Does $\operatorname{arcsec}(x) = 1 /\arccos(x)$? Does $\operatorname{arcsec}(x) = 1 /\arccos(x)$? I have looked in a few books and Google'd it but I am not finding my answer.
 A: No. It is not. If you look at the definitions
$$y=\frac{1}{\cos x}$$
and then we solve for the x
$$\frac{1}{y}=\cos x$$
$$\cos^{-1}\left(\frac{1}{y}\right) = x$$
and replace $x$ and $y$ to find the inverse
$$y=\cos^{-1}\left(\frac{1}{x}\right)$$
A: No. If you graph $\sec^{-1}(x) \cdot \cos^{-1}(x)$, you get:


You can clearly see that it isn't $1$.
A: It is straight forward, let $$\sec^{-1}(x)=\alpha$$ $$\implies \sec\alpha=x$$ $$\implies \frac{1}{\cos \alpha}=x$$$$\implies \cos \alpha=\frac{1}{x}$$ $$\implies \alpha=\cos^{-1}\left(\frac{1}{x}\right)$$ Substituting the value $\alpha=sec^{-1}(x)$, we get $$\bbox[4pt, border:1px solid blue;]{\color{red}{\sec^{-1}(x)=\cos^{-1}\left(\frac{1}{x}\right)}}$$
A: If $\sec^{-1} x = \theta$, then $x = \sec\theta$. This means $\frac1x = \cos\theta$, so $\cos^{-1}\frac1x = \theta$. So your equation is wrong; the correct statement is $$\boxed{\sec^{-1} x = \cos^{-1}\tfrac1x}$$
A: Isn't. Draw
$$\text{arcsec} x\arccos x$$
A: No, it is false.
Probably you meant $\operatorname{arcsec}(x)=\arccos(1/x)$, which is true.

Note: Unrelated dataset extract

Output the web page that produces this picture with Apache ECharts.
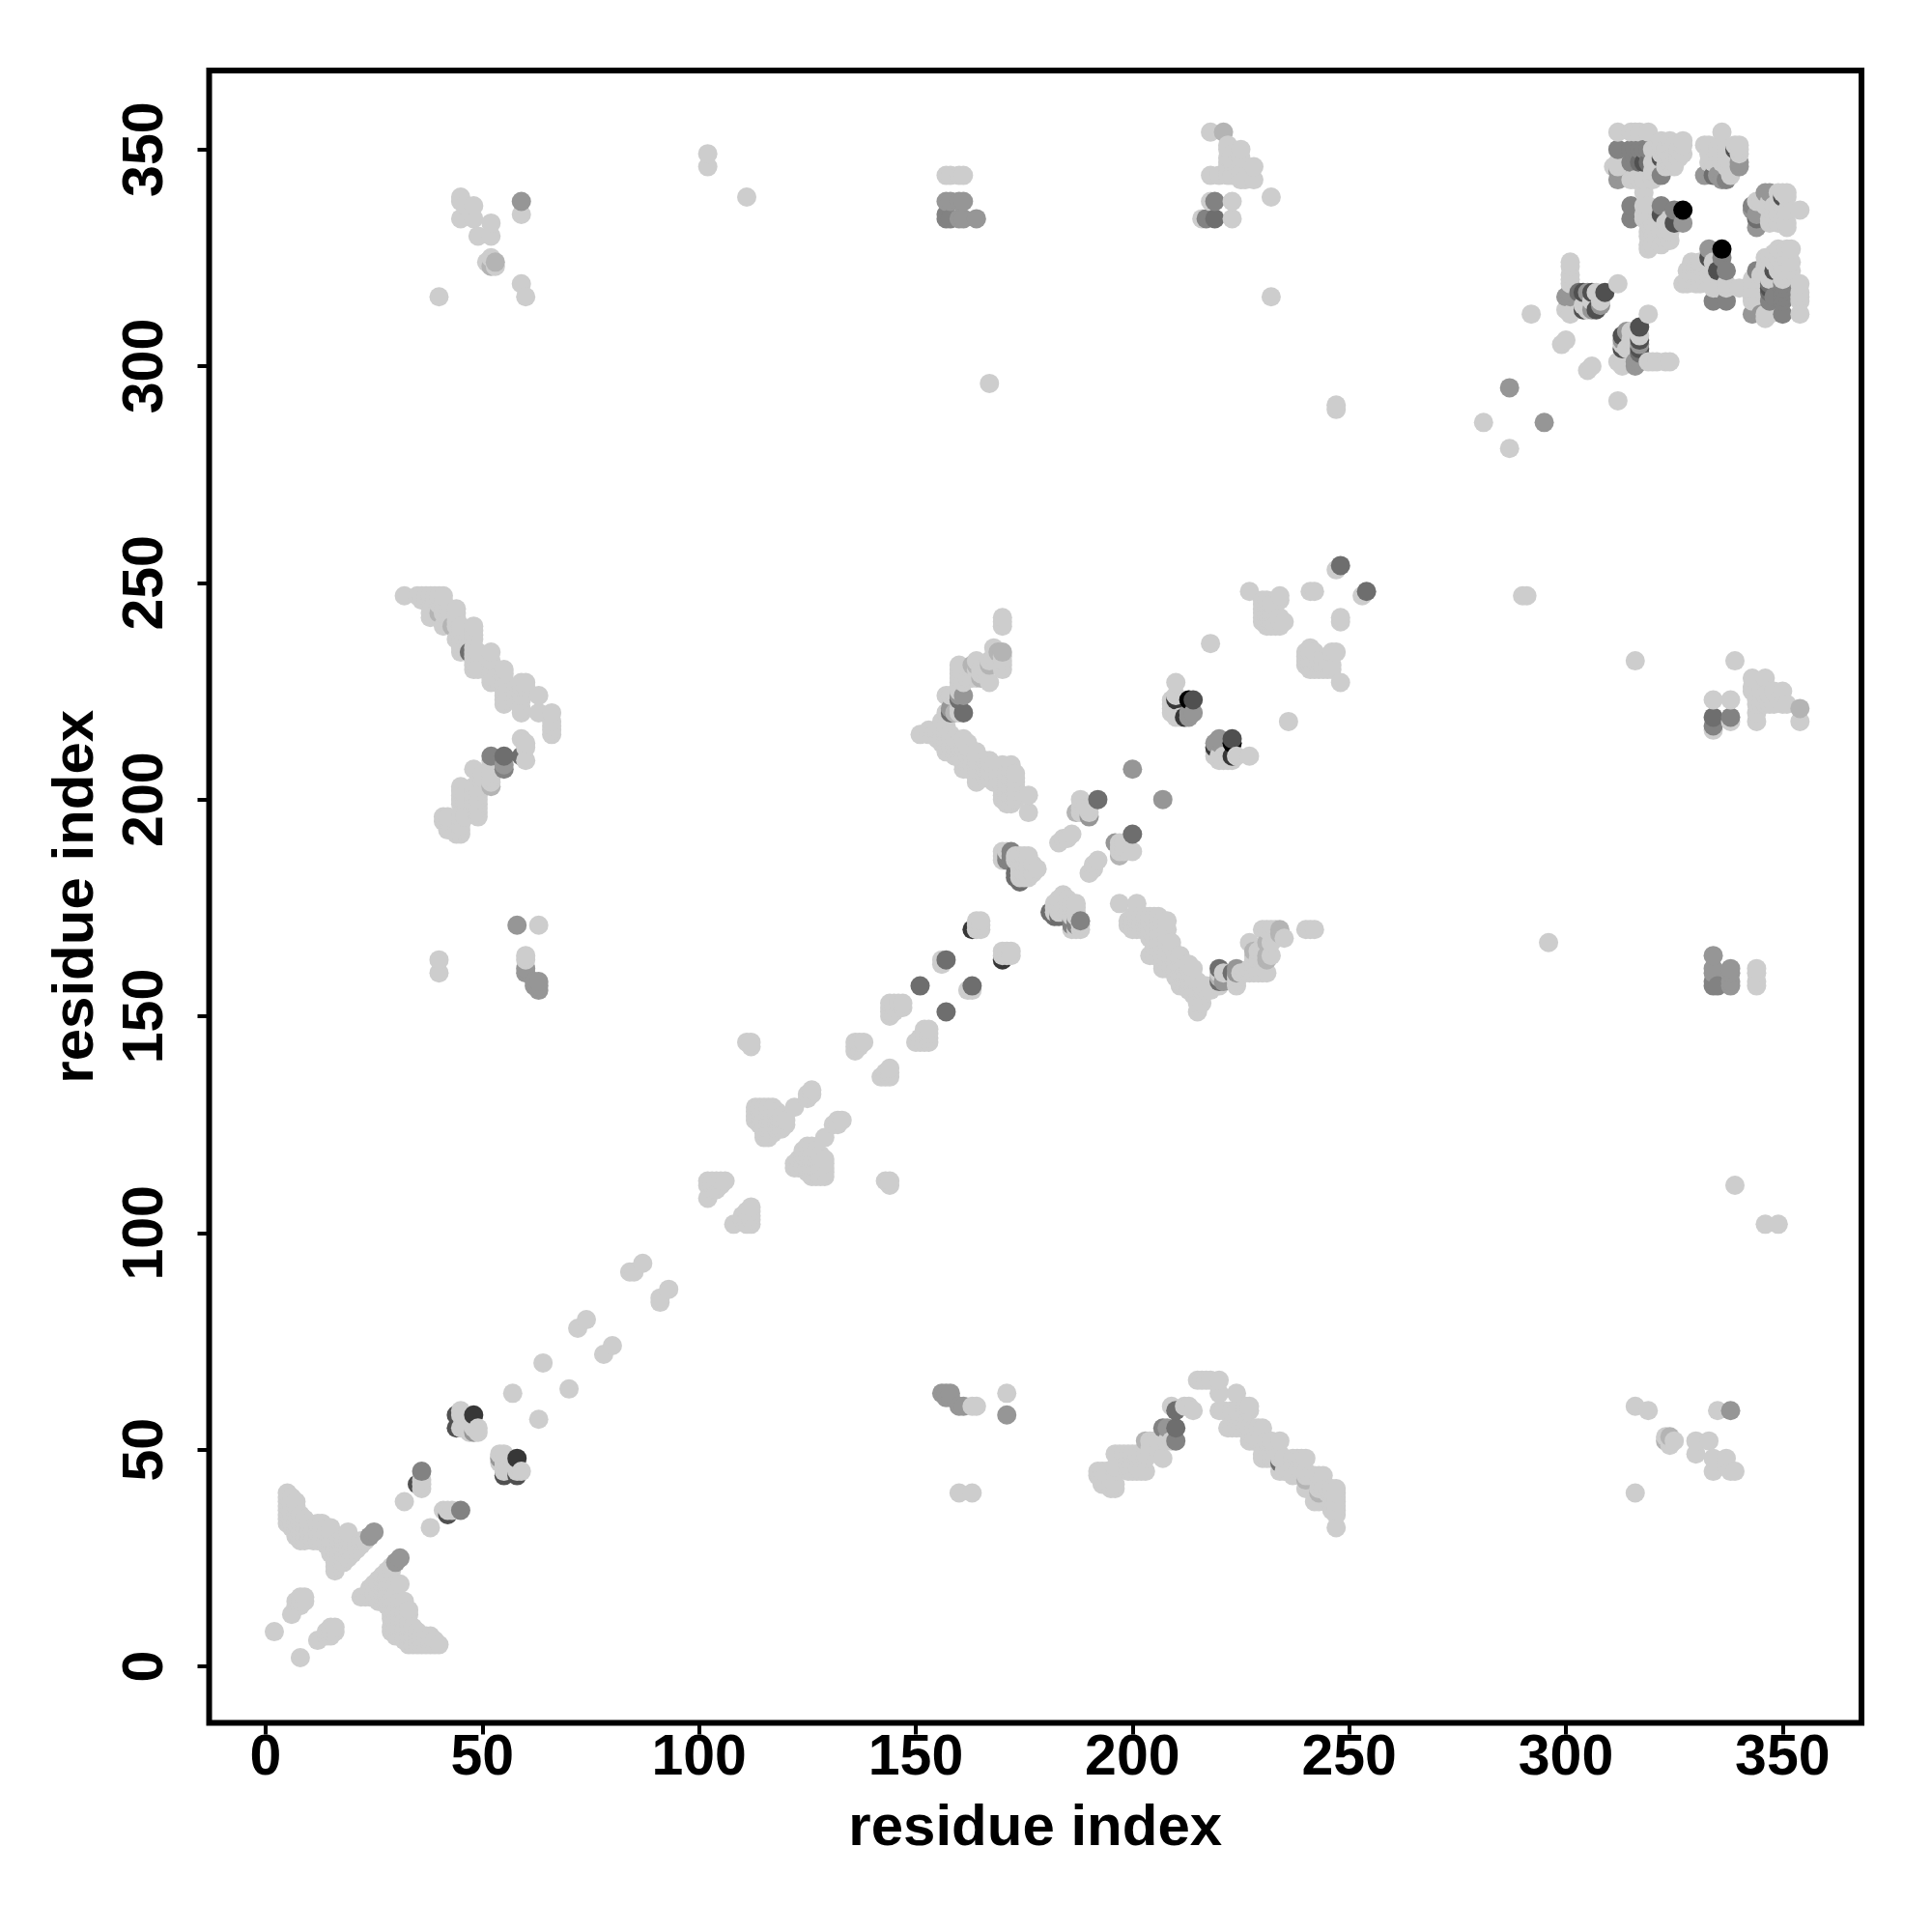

A: Actually it's: $$\operatorname{arcsec}(x)=\arccos(1/x).$$
A: No, they are not equal. Here is why.
We can look at an algebraic approach to arcsec and arccos first:
Arccos(x) = y
Cos(y) = x
1/sec(y) = x
Sec(y) = 1/x
y = arcsec(1/x)
Now, we have established that
Arccos(x) = y = arcsec(1/x),
Thus, arccos(x) = arcsec(1/x)
And we have got a neat algebraic proof.
Conversely, we can do the reverse by substituting cos for sec in the above equations to get arcsec(x) = arccos(1/x)
Take a graphing calculator, you can substitute the values, and this is the image of the graph
Lastly, the longest side of a triangle is 1/cos(x) = y, and since y is not equal to sec(y), the above equation in the question is wrong ( 1/cos(x) is not sec(y), and 1/arccos(x) is not arcsec(x) ).